Stated task »
The line containing "50.2, 52.6, 61.1];" marks the end: extract everything from the first line of the data through that line, exactly, with no pictures.

※ ※ ※

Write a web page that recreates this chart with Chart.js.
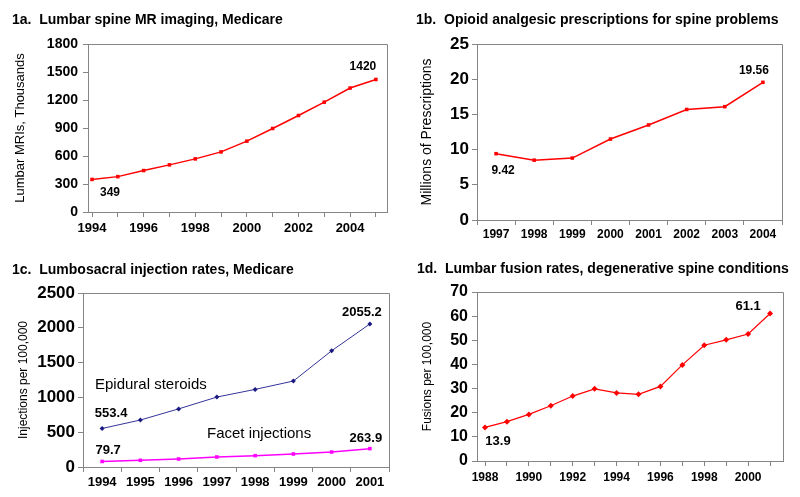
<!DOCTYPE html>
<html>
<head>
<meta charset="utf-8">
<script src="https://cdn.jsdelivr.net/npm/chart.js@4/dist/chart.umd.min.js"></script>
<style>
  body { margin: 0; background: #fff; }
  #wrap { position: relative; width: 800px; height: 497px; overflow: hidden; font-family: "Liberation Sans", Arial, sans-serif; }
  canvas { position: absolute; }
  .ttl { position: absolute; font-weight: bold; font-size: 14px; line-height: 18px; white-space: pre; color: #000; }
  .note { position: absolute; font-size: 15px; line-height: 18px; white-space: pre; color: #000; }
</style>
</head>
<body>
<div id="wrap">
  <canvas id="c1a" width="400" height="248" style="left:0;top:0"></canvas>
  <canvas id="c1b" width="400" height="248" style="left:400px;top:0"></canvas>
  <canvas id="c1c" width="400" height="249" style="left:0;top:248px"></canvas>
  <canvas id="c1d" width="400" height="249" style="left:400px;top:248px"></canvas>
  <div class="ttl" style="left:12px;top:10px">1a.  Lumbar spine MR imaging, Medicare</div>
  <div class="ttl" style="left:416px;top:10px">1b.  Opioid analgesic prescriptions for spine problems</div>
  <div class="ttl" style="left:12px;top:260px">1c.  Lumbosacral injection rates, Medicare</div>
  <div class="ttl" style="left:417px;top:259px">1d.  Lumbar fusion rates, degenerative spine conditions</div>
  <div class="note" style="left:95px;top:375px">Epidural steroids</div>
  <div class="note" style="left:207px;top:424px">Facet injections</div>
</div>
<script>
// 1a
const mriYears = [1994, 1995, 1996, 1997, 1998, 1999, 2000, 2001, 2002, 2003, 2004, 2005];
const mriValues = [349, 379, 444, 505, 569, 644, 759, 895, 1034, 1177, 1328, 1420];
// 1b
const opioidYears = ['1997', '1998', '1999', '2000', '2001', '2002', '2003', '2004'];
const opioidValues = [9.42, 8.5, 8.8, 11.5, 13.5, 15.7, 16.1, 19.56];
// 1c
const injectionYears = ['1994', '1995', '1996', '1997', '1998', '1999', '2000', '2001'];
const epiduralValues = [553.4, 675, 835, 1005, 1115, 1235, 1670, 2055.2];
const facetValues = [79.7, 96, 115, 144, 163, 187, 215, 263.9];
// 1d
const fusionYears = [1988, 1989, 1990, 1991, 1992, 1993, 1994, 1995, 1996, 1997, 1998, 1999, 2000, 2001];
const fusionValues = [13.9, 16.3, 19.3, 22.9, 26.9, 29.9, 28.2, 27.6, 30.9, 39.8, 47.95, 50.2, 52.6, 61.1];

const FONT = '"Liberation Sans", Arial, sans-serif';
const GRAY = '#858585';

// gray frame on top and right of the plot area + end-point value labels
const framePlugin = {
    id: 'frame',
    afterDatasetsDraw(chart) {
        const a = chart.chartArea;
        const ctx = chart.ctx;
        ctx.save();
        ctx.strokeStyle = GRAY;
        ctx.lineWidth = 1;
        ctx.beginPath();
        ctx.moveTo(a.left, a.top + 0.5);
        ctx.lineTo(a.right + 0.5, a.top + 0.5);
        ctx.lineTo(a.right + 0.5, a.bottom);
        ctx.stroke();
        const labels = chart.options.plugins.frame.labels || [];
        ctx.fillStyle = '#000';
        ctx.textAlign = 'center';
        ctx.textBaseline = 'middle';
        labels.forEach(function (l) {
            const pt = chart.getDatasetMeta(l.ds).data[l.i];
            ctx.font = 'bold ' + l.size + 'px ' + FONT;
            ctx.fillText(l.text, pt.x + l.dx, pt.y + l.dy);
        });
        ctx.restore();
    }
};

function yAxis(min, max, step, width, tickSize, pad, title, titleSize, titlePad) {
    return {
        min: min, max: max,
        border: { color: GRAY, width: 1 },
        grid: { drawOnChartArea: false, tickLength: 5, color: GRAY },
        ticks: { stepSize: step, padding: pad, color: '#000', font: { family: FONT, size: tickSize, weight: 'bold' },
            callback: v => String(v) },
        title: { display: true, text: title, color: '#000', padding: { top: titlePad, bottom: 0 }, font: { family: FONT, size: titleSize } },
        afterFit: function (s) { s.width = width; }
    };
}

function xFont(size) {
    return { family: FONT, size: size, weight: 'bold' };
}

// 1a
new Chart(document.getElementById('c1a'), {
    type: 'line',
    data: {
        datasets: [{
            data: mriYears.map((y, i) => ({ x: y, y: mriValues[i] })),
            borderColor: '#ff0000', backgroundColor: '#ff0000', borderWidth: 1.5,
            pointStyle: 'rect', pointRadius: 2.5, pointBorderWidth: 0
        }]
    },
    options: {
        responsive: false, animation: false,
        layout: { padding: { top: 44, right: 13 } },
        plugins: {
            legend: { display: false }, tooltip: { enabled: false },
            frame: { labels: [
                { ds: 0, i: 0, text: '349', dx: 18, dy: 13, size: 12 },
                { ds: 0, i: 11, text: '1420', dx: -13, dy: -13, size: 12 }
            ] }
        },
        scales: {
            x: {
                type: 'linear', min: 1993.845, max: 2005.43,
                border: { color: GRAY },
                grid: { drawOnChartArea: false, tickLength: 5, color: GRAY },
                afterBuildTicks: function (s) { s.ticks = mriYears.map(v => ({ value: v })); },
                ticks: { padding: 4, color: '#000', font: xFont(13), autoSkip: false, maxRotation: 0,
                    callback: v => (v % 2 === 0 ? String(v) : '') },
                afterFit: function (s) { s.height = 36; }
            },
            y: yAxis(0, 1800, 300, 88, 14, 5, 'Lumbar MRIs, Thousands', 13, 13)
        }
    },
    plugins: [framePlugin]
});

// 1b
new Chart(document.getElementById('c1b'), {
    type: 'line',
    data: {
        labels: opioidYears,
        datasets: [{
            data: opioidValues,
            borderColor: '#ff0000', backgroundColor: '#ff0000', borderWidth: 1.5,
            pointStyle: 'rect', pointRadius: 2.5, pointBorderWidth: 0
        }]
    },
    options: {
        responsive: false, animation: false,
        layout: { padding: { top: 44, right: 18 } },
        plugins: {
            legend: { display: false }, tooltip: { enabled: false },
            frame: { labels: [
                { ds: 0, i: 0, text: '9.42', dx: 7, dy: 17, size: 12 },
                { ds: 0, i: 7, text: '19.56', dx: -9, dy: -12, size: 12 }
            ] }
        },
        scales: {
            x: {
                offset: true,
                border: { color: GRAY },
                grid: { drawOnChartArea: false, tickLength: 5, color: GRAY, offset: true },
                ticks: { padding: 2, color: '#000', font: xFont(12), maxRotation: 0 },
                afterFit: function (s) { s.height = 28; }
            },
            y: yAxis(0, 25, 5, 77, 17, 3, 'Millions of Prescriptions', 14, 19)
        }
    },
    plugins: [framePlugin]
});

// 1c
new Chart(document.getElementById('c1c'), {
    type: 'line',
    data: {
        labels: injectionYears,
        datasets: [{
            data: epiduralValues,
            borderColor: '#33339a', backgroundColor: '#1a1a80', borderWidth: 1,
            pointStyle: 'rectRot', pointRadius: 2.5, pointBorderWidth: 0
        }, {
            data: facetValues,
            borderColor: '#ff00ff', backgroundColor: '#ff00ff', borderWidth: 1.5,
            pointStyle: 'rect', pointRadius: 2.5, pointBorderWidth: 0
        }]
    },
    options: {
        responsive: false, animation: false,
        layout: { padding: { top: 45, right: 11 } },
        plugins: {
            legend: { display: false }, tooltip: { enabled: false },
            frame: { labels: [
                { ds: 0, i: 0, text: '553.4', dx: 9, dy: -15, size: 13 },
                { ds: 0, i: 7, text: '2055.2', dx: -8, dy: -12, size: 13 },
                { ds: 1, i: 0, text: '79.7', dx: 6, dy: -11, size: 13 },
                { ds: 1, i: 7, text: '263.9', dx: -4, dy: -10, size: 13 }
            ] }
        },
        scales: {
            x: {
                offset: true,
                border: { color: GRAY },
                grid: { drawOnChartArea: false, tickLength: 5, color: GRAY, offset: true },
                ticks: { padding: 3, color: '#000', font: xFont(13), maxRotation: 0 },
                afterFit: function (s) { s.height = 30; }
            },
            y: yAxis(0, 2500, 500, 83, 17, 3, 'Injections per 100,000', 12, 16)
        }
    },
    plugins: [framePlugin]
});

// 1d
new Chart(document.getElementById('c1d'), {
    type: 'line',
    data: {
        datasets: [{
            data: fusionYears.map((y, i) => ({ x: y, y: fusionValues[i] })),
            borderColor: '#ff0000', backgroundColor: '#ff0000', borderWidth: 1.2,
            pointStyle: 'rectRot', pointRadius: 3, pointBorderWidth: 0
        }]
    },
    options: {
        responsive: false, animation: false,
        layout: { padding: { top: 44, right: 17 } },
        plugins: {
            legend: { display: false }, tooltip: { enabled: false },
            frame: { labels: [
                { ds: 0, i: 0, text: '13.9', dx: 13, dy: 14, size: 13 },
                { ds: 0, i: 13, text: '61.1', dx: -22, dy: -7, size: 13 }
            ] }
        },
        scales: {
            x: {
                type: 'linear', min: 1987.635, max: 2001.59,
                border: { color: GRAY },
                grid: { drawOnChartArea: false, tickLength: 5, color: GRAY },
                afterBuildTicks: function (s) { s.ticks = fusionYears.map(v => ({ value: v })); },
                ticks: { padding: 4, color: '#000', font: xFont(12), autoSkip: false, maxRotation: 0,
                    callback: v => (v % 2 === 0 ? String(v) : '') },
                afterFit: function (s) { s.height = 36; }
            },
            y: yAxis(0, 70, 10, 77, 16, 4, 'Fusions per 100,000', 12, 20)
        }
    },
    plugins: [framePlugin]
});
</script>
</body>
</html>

※ ※ ※

Written solution »
Write a web page that recreates this chart with Chart.js.
<!DOCTYPE html>
<html>
<head>
<meta charset="utf-8">
<script src="https://cdn.jsdelivr.net/npm/chart.js@4/dist/chart.umd.min.js"></script>
<style>
  body { margin: 0; background: #fff; }
  #wrap { position: relative; width: 800px; height: 497px; overflow: hidden; font-family: "Liberation Sans", Arial, sans-serif; }
  canvas { position: absolute; }
  .ttl { position: absolute; font-weight: bold; font-size: 14px; line-height: 18px; white-space: pre; color: #000; }
  .note { position: absolute; font-size: 15px; line-height: 18px; white-space: pre; color: #000; }
</style>
</head>
<body>
<div id="wrap">
  <canvas id="c1a" width="400" height="248" style="left:0;top:0"></canvas>
  <canvas id="c1b" width="400" height="248" style="left:400px;top:0"></canvas>
  <canvas id="c1c" width="400" height="249" style="left:0;top:248px"></canvas>
  <canvas id="c1d" width="400" height="249" style="left:400px;top:248px"></canvas>
  <div class="ttl" style="left:12px;top:10px">1a.  Lumbar spine MR imaging, Medicare</div>
  <div class="ttl" style="left:416px;top:10px">1b.  Opioid analgesic prescriptions for spine problems</div>
  <div class="ttl" style="left:12px;top:260px">1c.  Lumbosacral injection rates, Medicare</div>
  <div class="ttl" style="left:417px;top:259px">1d.  Lumbar fusion rates, degenerative spine conditions</div>
  <div class="note" style="left:95px;top:375px">Epidural steroids</div>
  <div class="note" style="left:207px;top:424px">Facet injections</div>
</div>
<script>
// 1a
const mriYears = [1994, 1995, 1996, 1997, 1998, 1999, 2000, 2001, 2002, 2003, 2004, 2005];
const mriValues = [349, 379, 444, 505, 569, 644, 759, 895, 1034, 1177, 1328, 1420];
// 1b
const opioidYears = ['1997', '1998', '1999', '2000', '2001', '2002', '2003', '2004'];
const opioidValues = [9.42, 8.5, 8.8, 11.5, 13.5, 15.7, 16.1, 19.56];
// 1c
const injectionYears = ['1994', '1995', '1996', '1997', '1998', '1999', '2000', '2001'];
const epiduralValues = [553.4, 675, 835, 1005, 1115, 1235, 1670, 2055.2];
const facetValues = [79.7, 96, 115, 144, 163, 187, 215, 263.9];
// 1d
const fusionYears = [1988, 1989, 1990, 1991, 1992, 1993, 1994, 1995, 1996, 1997, 1998, 1999, 2000, 2001];
const fusionValues = [13.9, 16.3, 19.3, 22.9, 26.9, 29.9, 28.2, 27.6, 30.9, 39.8, 47.95, 50.2, 52.6, 61.1];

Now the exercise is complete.